SALAZAR E A I REPÚBLICA – 41 – por José Brandão

Em Julho, regressam as perseguições aos católicos, com um assalto à igreja dos Congregados e ao jornal O Debate.

Em Agosto, durante a greve dos ferroviários, explodem algumas bombas na estação do Rossio, há cenas de tiros no Entroncamento, continuando os descarrilamentos de comboios. Grevistas são colocados nos primeiros vagões das composições.

Os tempos eram de grandes confrontos entre os governos da República e as organizações dos trabalhadores. A imprensa sindical declarava-se em guerra aberta contra quase tudo e quase todos.

Por exemplo, em 21 de Julho de 1919, o jornal operário Avante publica o seguinte texto:

 «República ou Monarquia?

Anuncia o governo, aos quatro ventos, que vai tomar enérgicas medidas no sentido de manter a ordem pública. O chavão é velho.
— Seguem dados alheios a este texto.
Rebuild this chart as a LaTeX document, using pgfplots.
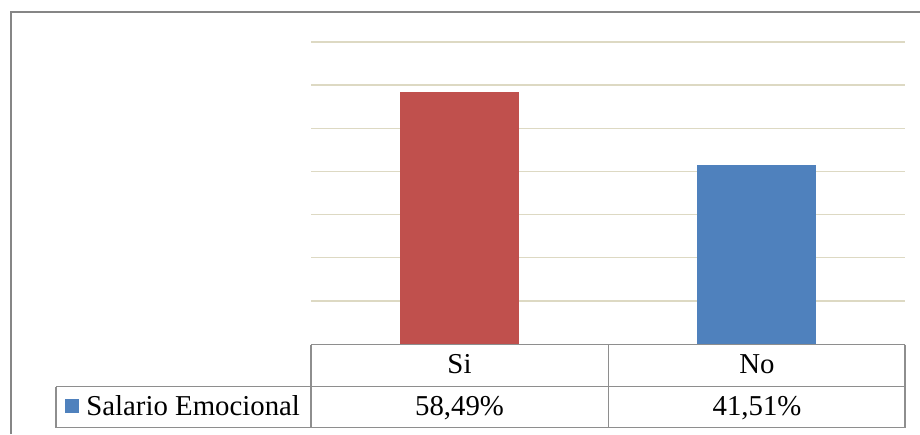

Conhecemo-lo desde os velhos tempos da monarquia em que éramos perseguidos juntamente com os republicanos históricos, sempre que qualquer governo da ominosa necessitava, para solidificar os seus alicerces, frágeis como os de todos os governos, de exercer represálias e de fazer perseguições metendo nas masmorras aqueles que se lhe afigurarem perigosos para a sua estabilidade nas cadeias governamentais.

Os governos da monarquia perseguiram, acoimando-os de agitadores, os propagandistas republicanos e com eles os militantes do movimento operário. Contra essas perseguições se insurgiram os precursores da república; e, não raras vezes, para nós, militantes operários, eles apelaram lembrando-nos os nossos direitos como trabalhadores.

Dos maiores vultos da república vieram para os operários os mais enérgicos incitamentos de revolta. Eles apregoavam entre nós o direito à greve; eles nos ensinavam, nos seus discursos e nos seus escritos, os processos de que nos havíamos de servir para vencermos a luta que devíamos travar com o patronato.

Fez-se o 5 de Outubro onde uma grande parte do povo trabalhador verteu sangue pela causa da república. E, de então para cá, os protestos dos paladinos da república, os seus discursos inflamados, as suas promessas, redundaram no que todos nós temos presenciado nestes nove anos de liberdade, de igualdade e de fraternidade.

Vem hoje o governo com a novidade de que vai tomar as providências necessárias para garantir a ordem pública. Novidade que ouvimos ontem ainda ao governo dezembrista, ao afonsista, ao pimentista e a todos os governos da república e da monarquia.

Somente cada vez ela nos deixa mais abismados do que nós supúnhamos que o sangue derramado na fundação de tantas repúblicas daria como resultado mudanças de táctica e de orientação da parte dos governos.

Não é assim. Bom será que o povo o tenha compreendido, e daqui por diante saiba cruzar os braços, senão quiser fazer coisa melhor, quando os políticos lhe baterem à porta a pedir-lhe a sua colaboração na salvação da liberdade, do direito e da justiça.

O governo de hoje, como os governos da monarquia, toma medidas de repressão contra os que lhe não forem afectos. E ai daqueles que não forem nas suas águas! Pior do que no regime reaccionário, serão espancados, a sabre, à cacetada, a cavalo-marinho. Tal é, entre nós, o sinal dos tempos que vão correndo.

O proletariado, que nunca se colocou ao lado de nenhum político, qualquer que seja a sua cor; a organização operária, cuja função é absolutamente alheia à política, cuja acção é unicamente económica, tem recebido dos governos da república a mais criminosa, a mais tremenda guerra, ao mesmo tempo que às classes patronais, monárquicas, conservadoras, reaccionárias são dispensadas todas as atenções.

Pedem os operários mais um pouco de salário para diminuir as dificuldades nas suas condições económicas de vida e esbarram com uma absoluta indiferença dos governantes; recomendam os reaccionários a repressão sobre os operários; eles curvam-se e executam as suas ordens.

Onde está a república por que se bateu o povo em 5 de Outubro, em 14 de Maio e em 5 de Dezembro? Onde está a liberdade pela qual o povo trabalhador se lançou em lutas heróicas contra a reacção? Onde está a igualdade apregoada nas vésperas de eleições e de revoluções pelos caudilhos da democracia?

Quem governa? Monarquia ou República.»

26 de Novembro de 1919. Arquivamento de processos de imprensa.

A Lei n.º 910 manda arquivar todos os processos de imprensa, desde 5 de Dezembro de 1917 até 31 de Dezembro de 1918, sobre os quais será feito perpétuo silêncio. Ou seja, deixa cair os processos instaurados durante o Governo de Sidónio Pais.